* **DATA FOR PROCESSING**:
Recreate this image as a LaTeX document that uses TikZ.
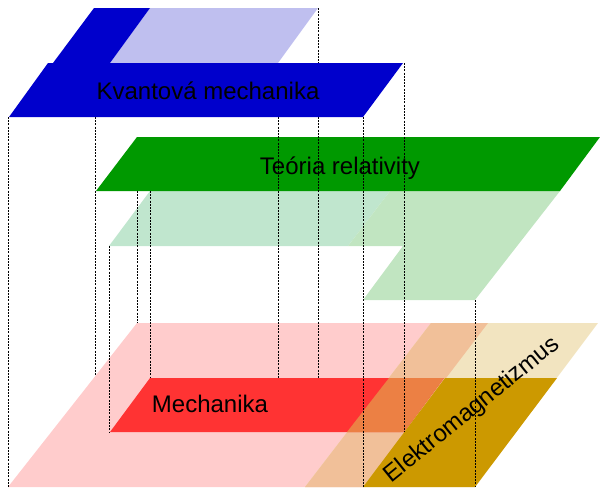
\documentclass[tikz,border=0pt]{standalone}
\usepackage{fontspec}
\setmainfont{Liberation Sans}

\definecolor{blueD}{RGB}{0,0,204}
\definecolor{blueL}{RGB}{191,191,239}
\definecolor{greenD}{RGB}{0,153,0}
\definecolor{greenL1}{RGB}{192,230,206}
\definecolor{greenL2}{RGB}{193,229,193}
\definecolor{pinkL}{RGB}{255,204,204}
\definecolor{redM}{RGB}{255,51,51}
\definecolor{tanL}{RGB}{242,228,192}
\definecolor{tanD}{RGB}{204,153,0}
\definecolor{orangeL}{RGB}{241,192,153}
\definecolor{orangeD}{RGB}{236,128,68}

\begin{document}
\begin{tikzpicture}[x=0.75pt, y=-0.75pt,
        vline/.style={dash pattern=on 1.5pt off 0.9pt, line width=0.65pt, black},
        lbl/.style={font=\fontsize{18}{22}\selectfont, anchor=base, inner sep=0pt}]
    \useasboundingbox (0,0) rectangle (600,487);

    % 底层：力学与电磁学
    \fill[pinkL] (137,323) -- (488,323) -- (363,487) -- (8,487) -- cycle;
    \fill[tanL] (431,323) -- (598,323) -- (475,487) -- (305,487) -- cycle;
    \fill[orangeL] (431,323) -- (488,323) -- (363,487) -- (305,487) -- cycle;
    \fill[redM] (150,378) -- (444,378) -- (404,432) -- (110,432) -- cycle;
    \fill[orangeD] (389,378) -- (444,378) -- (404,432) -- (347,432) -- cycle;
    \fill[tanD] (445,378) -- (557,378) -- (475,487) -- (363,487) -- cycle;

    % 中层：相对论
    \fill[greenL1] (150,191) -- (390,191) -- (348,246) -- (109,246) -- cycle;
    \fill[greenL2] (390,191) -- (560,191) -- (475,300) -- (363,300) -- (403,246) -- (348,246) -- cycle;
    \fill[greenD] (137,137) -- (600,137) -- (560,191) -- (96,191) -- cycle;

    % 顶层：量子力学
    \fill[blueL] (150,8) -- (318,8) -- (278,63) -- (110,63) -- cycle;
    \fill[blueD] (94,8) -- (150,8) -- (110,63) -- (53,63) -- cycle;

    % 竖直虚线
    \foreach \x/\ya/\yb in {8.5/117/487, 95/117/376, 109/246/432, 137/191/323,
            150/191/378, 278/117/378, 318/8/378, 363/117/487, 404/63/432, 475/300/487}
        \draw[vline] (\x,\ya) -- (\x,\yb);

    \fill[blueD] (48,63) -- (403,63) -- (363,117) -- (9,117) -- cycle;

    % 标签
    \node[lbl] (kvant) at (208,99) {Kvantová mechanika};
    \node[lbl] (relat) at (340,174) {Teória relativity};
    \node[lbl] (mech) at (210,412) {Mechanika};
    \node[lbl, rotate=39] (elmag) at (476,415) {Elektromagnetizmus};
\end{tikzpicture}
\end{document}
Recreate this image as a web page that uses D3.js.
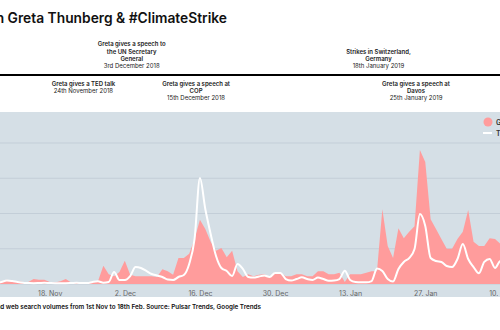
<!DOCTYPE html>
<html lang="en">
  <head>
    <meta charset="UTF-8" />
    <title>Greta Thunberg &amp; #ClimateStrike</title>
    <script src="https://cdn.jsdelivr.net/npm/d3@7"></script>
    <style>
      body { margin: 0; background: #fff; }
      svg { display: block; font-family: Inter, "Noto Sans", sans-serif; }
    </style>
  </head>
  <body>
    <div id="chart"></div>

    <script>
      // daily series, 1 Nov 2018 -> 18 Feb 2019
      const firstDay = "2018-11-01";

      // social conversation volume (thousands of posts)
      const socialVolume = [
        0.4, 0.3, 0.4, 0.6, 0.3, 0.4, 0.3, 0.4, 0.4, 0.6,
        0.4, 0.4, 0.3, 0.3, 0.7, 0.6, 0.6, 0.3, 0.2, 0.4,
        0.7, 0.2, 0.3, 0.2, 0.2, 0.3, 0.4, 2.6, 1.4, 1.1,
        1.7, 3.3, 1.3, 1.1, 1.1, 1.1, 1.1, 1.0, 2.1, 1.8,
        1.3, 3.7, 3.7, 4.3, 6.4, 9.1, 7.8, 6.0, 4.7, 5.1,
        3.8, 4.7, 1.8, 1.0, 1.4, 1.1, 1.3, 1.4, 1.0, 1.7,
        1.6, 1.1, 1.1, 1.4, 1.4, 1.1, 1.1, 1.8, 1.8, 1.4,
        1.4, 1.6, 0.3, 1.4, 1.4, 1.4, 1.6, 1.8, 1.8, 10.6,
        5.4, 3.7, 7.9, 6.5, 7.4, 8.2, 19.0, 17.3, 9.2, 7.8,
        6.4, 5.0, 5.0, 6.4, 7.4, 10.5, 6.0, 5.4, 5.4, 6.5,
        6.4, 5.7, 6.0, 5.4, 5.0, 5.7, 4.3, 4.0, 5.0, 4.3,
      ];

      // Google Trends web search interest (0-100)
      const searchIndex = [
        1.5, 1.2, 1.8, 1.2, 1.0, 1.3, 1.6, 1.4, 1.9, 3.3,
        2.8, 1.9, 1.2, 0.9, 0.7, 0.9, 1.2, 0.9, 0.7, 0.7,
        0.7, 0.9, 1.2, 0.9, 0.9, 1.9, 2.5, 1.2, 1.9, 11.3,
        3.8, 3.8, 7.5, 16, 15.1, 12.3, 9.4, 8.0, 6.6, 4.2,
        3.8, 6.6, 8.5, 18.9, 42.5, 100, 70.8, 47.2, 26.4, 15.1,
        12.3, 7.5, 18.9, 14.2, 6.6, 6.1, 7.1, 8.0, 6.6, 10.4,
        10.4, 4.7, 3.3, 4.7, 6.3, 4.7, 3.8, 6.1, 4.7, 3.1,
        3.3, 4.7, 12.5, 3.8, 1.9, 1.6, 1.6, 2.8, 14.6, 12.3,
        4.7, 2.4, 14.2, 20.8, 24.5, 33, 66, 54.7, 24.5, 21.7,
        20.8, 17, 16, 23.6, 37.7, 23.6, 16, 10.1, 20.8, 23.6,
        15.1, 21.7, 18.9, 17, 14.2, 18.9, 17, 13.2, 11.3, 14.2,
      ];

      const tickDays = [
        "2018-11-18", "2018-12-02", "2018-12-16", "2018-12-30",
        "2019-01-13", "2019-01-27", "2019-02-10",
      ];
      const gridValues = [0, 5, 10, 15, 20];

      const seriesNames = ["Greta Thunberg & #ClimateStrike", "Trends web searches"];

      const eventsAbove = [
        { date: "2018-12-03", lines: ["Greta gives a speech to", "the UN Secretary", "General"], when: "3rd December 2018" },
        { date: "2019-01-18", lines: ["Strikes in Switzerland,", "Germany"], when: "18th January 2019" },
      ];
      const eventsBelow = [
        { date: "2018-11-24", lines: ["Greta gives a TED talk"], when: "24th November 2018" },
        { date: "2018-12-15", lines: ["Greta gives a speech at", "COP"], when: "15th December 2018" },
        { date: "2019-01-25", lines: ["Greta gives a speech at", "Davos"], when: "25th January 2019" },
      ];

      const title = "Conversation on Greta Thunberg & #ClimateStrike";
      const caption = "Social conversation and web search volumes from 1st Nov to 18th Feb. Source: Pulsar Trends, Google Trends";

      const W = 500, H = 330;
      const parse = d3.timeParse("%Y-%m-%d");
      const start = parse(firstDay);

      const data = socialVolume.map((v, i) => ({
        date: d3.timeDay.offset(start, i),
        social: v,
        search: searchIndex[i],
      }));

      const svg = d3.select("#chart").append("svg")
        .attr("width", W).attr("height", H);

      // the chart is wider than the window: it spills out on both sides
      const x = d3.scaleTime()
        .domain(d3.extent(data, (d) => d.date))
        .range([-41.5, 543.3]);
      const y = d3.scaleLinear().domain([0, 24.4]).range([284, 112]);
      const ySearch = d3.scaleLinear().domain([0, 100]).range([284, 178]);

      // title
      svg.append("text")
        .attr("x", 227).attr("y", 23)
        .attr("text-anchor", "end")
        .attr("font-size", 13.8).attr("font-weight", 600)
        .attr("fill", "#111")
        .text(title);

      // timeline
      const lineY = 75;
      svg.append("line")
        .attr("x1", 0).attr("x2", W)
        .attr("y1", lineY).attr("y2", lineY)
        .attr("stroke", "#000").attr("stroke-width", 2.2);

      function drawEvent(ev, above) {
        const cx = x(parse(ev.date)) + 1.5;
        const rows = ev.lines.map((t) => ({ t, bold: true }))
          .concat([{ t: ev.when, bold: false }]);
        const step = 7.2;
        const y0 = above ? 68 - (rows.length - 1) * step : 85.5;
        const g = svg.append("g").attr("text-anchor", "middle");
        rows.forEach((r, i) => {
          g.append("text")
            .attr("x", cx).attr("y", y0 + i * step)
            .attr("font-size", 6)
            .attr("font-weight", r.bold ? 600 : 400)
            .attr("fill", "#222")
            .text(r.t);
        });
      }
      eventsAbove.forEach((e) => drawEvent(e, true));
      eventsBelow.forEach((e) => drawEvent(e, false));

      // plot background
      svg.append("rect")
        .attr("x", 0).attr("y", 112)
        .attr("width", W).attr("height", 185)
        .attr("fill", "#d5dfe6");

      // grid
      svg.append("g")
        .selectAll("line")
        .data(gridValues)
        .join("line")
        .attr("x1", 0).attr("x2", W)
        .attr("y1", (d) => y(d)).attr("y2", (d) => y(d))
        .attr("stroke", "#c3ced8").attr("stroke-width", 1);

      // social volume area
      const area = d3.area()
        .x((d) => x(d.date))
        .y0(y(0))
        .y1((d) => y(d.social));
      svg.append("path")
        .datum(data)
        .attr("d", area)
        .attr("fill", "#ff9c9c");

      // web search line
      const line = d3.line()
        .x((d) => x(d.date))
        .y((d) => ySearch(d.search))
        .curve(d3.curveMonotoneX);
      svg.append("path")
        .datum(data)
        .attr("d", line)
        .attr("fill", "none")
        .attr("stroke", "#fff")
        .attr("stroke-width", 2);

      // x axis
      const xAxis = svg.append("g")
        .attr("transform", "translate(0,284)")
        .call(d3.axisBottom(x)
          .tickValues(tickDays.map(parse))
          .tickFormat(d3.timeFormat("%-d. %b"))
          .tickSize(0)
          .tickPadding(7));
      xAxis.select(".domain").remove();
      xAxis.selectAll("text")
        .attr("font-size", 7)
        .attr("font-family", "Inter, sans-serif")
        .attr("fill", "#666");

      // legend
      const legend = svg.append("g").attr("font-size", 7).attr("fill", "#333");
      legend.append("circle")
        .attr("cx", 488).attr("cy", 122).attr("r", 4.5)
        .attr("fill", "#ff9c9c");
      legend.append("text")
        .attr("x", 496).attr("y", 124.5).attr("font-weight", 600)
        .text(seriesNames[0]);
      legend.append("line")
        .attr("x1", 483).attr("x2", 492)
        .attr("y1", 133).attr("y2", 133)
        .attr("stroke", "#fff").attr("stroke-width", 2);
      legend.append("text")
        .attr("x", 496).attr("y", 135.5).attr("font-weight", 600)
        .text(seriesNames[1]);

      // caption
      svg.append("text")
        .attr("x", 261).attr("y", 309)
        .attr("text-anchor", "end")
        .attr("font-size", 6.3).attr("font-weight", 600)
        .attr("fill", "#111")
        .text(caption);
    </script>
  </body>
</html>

* **TASK BRIEF**: Go back to the lines above and output, exactly as they stand, the ones from the line containing "Recreate this image as a web" to the line containing "const gridValues = [0, 5, 10, 15, 20];". Leave all pictures behind.

* **WRITTEN SOLUTION**:
Recreate this image as a web page that uses D3.js.
<!DOCTYPE html>
<html lang="en">
  <head>
    <meta charset="UTF-8" />
    <title>Greta Thunberg &amp; #ClimateStrike</title>
    <script src="https://cdn.jsdelivr.net/npm/d3@7"></script>
    <style>
      body { margin: 0; background: #fff; }
      svg { display: block; font-family: Inter, "Noto Sans", sans-serif; }
    </style>
  </head>
  <body>
    <div id="chart"></div>

    <script>
      // daily series, 1 Nov 2018 -> 18 Feb 2019
      const firstDay = "2018-11-01";

      // social conversation volume (thousands of posts)
      const socialVolume = [
        0.4, 0.3, 0.4, 0.6, 0.3, 0.4, 0.3, 0.4, 0.4, 0.6,
        0.4, 0.4, 0.3, 0.3, 0.7, 0.6, 0.6, 0.3, 0.2, 0.4,
        0.7, 0.2, 0.3, 0.2, 0.2, 0.3, 0.4, 2.6, 1.4, 1.1,
        1.7, 3.3, 1.3, 1.1, 1.1, 1.1, 1.1, 1.0, 2.1, 1.8,
        1.3, 3.7, 3.7, 4.3, 6.4, 9.1, 7.8, 6.0, 4.7, 5.1,
        3.8, 4.7, 1.8, 1.0, 1.4, 1.1, 1.3, 1.4, 1.0, 1.7,
        1.6, 1.1, 1.1, 1.4, 1.4, 1.1, 1.1, 1.8, 1.8, 1.4,
        1.4, 1.6, 0.3, 1.4, 1.4, 1.4, 1.6, 1.8, 1.8, 10.6,
        5.4, 3.7, 7.9, 6.5, 7.4, 8.2, 19.0, 17.3, 9.2, 7.8,
        6.4, 5.0, 5.0, 6.4, 7.4, 10.5, 6.0, 5.4, 5.4, 6.5,
        6.4, 5.7, 6.0, 5.4, 5.0, 5.7, 4.3, 4.0, 5.0, 4.3,
      ];

      // Google Trends web search interest (0-100)
      const searchIndex = [
        1.5, 1.2, 1.8, 1.2, 1.0, 1.3, 1.6, 1.4, 1.9, 3.3,
        2.8, 1.9, 1.2, 0.9, 0.7, 0.9, 1.2, 0.9, 0.7, 0.7,
        0.7, 0.9, 1.2, 0.9, 0.9, 1.9, 2.5, 1.2, 1.9, 11.3,
        3.8, 3.8, 7.5, 16, 15.1, 12.3, 9.4, 8.0, 6.6, 4.2,
        3.8, 6.6, 8.5, 18.9, 42.5, 100, 70.8, 47.2, 26.4, 15.1,
        12.3, 7.5, 18.9, 14.2, 6.6, 6.1, 7.1, 8.0, 6.6, 10.4,
        10.4, 4.7, 3.3, 4.7, 6.3, 4.7, 3.8, 6.1, 4.7, 3.1,
        3.3, 4.7, 12.5, 3.8, 1.9, 1.6, 1.6, 2.8, 14.6, 12.3,
        4.7, 2.4, 14.2, 20.8, 24.5, 33, 66, 54.7, 24.5, 21.7,
        20.8, 17, 16, 23.6, 37.7, 23.6, 16, 10.1, 20.8, 23.6,
        15.1, 21.7, 18.9, 17, 14.2, 18.9, 17, 13.2, 11.3, 14.2,
      ];

      const tickDays = [
        "2018-11-18", "2018-12-02", "2018-12-16", "2018-12-30",
        "2019-01-13", "2019-01-27", "2019-02-10",
      ];
      const gridValues = [0, 5, 10, 15, 20];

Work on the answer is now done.